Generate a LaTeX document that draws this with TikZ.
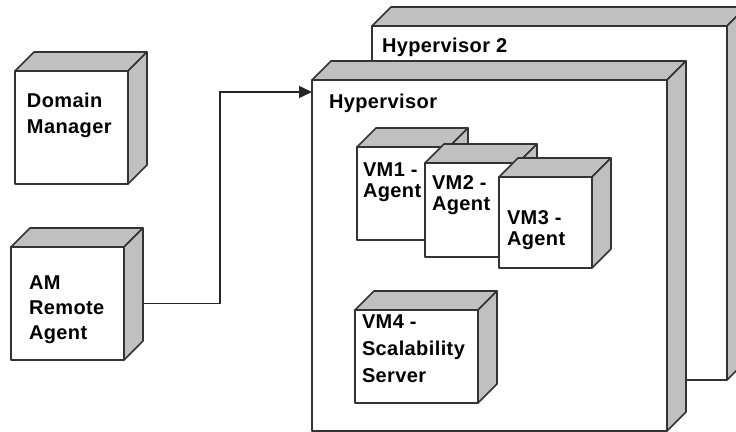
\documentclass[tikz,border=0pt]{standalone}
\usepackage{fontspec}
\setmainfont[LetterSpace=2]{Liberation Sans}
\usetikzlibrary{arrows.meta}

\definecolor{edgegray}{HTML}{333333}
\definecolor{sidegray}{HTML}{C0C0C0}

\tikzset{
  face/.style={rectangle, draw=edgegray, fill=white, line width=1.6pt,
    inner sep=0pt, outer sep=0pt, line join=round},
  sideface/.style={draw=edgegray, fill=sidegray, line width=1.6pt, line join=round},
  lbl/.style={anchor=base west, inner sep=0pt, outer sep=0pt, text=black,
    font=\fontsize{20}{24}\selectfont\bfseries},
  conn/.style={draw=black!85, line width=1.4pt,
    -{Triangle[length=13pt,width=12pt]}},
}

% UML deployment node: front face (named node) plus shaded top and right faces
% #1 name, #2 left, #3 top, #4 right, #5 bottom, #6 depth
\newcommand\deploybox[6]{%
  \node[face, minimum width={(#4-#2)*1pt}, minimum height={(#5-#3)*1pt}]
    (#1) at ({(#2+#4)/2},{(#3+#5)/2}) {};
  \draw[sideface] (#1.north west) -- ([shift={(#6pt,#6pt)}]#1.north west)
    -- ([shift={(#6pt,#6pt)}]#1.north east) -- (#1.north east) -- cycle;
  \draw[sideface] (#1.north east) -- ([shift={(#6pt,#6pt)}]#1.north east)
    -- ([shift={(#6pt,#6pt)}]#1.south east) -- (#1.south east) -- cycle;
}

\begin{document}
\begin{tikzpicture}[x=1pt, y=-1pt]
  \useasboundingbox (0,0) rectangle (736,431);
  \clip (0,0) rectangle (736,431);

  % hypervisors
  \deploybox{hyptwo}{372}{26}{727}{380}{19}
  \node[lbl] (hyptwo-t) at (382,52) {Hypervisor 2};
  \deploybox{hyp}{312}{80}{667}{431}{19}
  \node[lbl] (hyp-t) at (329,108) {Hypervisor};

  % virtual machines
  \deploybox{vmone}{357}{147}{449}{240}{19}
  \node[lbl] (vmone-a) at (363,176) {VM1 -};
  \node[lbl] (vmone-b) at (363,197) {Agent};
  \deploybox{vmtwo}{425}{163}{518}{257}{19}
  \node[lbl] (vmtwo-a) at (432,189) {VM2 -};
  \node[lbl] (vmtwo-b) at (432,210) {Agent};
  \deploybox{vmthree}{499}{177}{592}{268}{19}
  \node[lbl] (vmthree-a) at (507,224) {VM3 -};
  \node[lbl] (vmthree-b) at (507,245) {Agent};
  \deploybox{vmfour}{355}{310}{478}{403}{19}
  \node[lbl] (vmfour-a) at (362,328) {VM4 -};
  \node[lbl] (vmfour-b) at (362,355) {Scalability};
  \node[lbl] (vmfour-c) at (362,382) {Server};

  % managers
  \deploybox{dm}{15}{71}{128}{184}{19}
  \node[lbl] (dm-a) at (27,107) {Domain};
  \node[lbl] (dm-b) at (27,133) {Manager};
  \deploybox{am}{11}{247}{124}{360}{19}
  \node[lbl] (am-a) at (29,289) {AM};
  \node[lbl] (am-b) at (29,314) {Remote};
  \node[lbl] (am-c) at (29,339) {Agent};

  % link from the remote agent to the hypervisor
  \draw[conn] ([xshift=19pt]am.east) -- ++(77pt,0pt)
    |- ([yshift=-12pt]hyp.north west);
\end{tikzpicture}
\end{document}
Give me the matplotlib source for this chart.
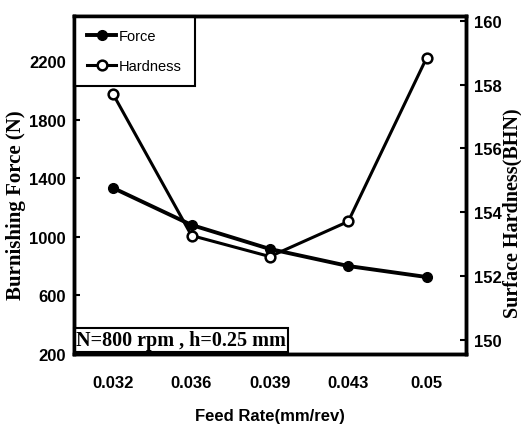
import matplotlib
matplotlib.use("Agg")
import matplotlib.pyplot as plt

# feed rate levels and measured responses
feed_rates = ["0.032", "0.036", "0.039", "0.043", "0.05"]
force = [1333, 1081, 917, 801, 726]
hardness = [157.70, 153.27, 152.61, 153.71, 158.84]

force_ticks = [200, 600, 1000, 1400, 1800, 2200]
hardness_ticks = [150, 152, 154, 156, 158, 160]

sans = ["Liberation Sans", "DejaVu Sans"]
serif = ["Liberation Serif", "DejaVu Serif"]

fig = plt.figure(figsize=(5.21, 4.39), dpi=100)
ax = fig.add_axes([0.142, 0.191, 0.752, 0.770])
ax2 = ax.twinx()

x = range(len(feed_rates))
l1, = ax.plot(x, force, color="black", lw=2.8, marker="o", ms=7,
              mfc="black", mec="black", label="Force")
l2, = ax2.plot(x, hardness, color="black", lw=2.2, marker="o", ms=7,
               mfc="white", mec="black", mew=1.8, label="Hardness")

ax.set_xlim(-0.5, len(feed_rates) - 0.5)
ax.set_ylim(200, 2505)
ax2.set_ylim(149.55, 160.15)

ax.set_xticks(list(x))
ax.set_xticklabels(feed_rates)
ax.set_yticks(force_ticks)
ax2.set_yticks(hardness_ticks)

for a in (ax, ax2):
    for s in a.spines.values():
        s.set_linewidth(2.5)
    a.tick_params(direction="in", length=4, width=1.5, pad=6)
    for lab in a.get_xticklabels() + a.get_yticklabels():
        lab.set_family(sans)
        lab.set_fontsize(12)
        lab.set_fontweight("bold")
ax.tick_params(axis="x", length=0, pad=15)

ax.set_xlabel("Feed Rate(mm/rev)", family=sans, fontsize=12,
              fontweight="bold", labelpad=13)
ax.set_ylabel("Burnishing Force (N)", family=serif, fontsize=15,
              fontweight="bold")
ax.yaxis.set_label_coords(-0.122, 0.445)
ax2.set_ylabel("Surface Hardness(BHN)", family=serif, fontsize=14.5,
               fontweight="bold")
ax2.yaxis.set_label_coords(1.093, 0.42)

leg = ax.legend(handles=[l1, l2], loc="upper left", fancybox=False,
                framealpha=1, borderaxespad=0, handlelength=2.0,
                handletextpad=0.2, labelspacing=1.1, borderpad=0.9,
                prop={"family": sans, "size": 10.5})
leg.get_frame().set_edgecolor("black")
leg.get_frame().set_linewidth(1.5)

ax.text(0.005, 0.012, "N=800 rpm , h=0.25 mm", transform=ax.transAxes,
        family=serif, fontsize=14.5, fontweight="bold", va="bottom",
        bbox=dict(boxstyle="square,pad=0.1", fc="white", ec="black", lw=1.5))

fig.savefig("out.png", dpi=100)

→ **Task requirements**:
Retype each entry precisely. Skip images entirely.

→ **Response to the exercise**:
Generate a LaTeX document that draws this with TikZ.
\documentclass[tikz,border=0pt]{standalone}
\usepackage{fontspec}
\setmainfont[LetterSpace=2]{Liberation Sans}
\usetikzlibrary{arrows.meta}

\definecolor{edgegray}{HTML}{333333}
\definecolor{sidegray}{HTML}{C0C0C0}

\tikzset{
  face/.style={rectangle, draw=edgegray, fill=white, line width=1.6pt,
    inner sep=0pt, outer sep=0pt, line join=round},
  sideface/.style={draw=edgegray, fill=sidegray, line width=1.6pt, line join=round},
  lbl/.style={anchor=base west, inner sep=0pt, outer sep=0pt, text=black,
    font=\fontsize{20}{24}\selectfont\bfseries},
  conn/.style={draw=black!85, line width=1.4pt,
    -{Triangle[length=13pt,width=12pt]}},
}

% UML deployment node: front face (named node) plus shaded top and right faces
% #1 name, #2 left, #3 top, #4 right, #5 bottom, #6 depth
\newcommand\deploybox[6]{%
  \node[face, minimum width={(#4-#2)*1pt}, minimum height={(#5-#3)*1pt}]
    (#1) at ({(#2+#4)/2},{(#3+#5)/2}) {};
  \draw[sideface] (#1.north west) -- ([shift={(#6pt,#6pt)}]#1.north west)
    -- ([shift={(#6pt,#6pt)}]#1.north east) -- (#1.north east) -- cycle;
  \draw[sideface] (#1.north east) -- ([shift={(#6pt,#6pt)}]#1.north east)
    -- ([shift={(#6pt,#6pt)}]#1.south east) -- (#1.south east) -- cycle;
}

\begin{document}
\begin{tikzpicture}[x=1pt, y=-1pt]
  \useasboundingbox (0,0) rectangle (736,431);
  \clip (0,0) rectangle (736,431);

  % hypervisors
  \deploybox{hyptwo}{372}{26}{727}{380}{19}
  \node[lbl] (hyptwo-t) at (382,52) {Hypervisor 2};
  \deploybox{hyp}{312}{80}{667}{431}{19}
  \node[lbl] (hyp-t) at (329,108) {Hypervisor};

  % virtual machines
  \deploybox{vmone}{357}{147}{449}{240}{19}
  \node[lbl] (vmone-a) at (363,176) {VM1 -};
  \node[lbl] (vmone-b) at (363,197) {Agent};
  \deploybox{vmtwo}{425}{163}{518}{257}{19}
  \node[lbl] (vmtwo-a) at (432,189) {VM2 -};
  \node[lbl] (vmtwo-b) at (432,210) {Agent};
  \deploybox{vmthree}{499}{177}{592}{268}{19}
  \node[lbl] (vmthree-a) at (507,224) {VM3 -};
  \node[lbl] (vmthree-b) at (507,245) {Agent};
  \deploybox{vmfour}{355}{310}{478}{403}{19}
  \node[lbl] (vmfour-a) at (362,328) {VM4 -};
  \node[lbl] (vmfour-b) at (362,355) {Scalability};
  \node[lbl] (vmfour-c) at (362,382) {Server};

  % managers
  \deploybox{dm}{15}{71}{128}{184}{19}
  \node[lbl] (dm-a) at (27,107) {Domain};
  \node[lbl] (dm-b) at (27,133) {Manager};
  \deploybox{am}{11}{247}{124}{360}{19}
  \node[lbl] (am-a) at (29,289) {AM};
  \node[lbl] (am-b) at (29,314) {Remote};
  \node[lbl] (am-c) at (29,339) {Agent};

  % link from the remote agent to the hypervisor
  \draw[conn] ([xshift=19pt]am.east) -- ++(77pt,0pt)
    |- ([yshift=-12pt]hyp.north west);
\end{tikzpicture}
\end{document}
Give me the matplotlib source for this chart.
import matplotlib
matplotlib.use("Agg")
import matplotlib.pyplot as plt

# feed rate levels and measured responses
feed_rates = ["0.032", "0.036", "0.039", "0.043", "0.05"]
force = [1333, 1081, 917, 801, 726]
hardness = [157.70, 153.27, 152.61, 153.71, 158.84]

force_ticks = [200, 600, 1000, 1400, 1800, 2200]
hardness_ticks = [150, 152, 154, 156, 158, 160]

sans = ["Liberation Sans", "DejaVu Sans"]
serif = ["Liberation Serif", "DejaVu Serif"]

fig = plt.figure(figsize=(5.21, 4.39), dpi=100)
ax = fig.add_axes([0.142, 0.191, 0.752, 0.770])
ax2 = ax.twinx()

x = range(len(feed_rates))
l1, = ax.plot(x, force, color="black", lw=2.8, marker="o", ms=7,
              mfc="black", mec="black", label="Force")
l2, = ax2.plot(x, hardness, color="black", lw=2.2, marker="o", ms=7,
               mfc="white", mec="black", mew=1.8, label="Hardness")

ax.set_xlim(-0.5, len(feed_rates) - 0.5)
ax.set_ylim(200, 2505)
ax2.set_ylim(149.55, 160.15)

ax.set_xticks(list(x))
ax.set_xticklabels(feed_rates)
ax.set_yticks(force_ticks)
ax2.set_yticks(hardness_ticks)

for a in (ax, ax2):
    for s in a.spines.values():
        s.set_linewidth(2.5)
    a.tick_params(direction="in", length=4, width=1.5, pad=6)
    for lab in a.get_xticklabels() + a.get_yticklabels():
        lab.set_family(sans)
        lab.set_fontsize(12)
        lab.set_fontweight("bold")
ax.tick_params(axis="x", length=0, pad=15)

ax.set_xlabel("Feed Rate(mm/rev)", family=sans, fontsize=12,
              fontweight="bold", labelpad=13)
ax.set_ylabel("Burnishing Force (N)", family=serif, fontsize=15,
              fontweight="bold")
ax.yaxis.set_label_coords(-0.122, 0.445)
ax2.set_ylabel("Surface Hardness(BHN)", family=serif, fontsize=14.5,
               fontweight="bold")
ax2.yaxis.set_label_coords(1.093, 0.42)

leg = ax.legend(handles=[l1, l2], loc="upper left", fancybox=False,
                framealpha=1, borderaxespad=0, handlelength=2.0,
                handletextpad=0.2, labelspacing=1.1, borderpad=0.9,
                prop={"family": sans, "size": 10.5})
leg.get_frame().set_edgecolor("black")
leg.get_frame().set_linewidth(1.5)

ax.text(0.005, 0.012, "N=800 rpm , h=0.25 mm", transform=ax.transAxes,
        family=serif, fontsize=14.5, fontweight="bold", va="bottom",
        bbox=dict(boxstyle="square,pad=0.1", fc="white", ec="black", lw=1.5))

fig.savefig("out.png", dpi=100)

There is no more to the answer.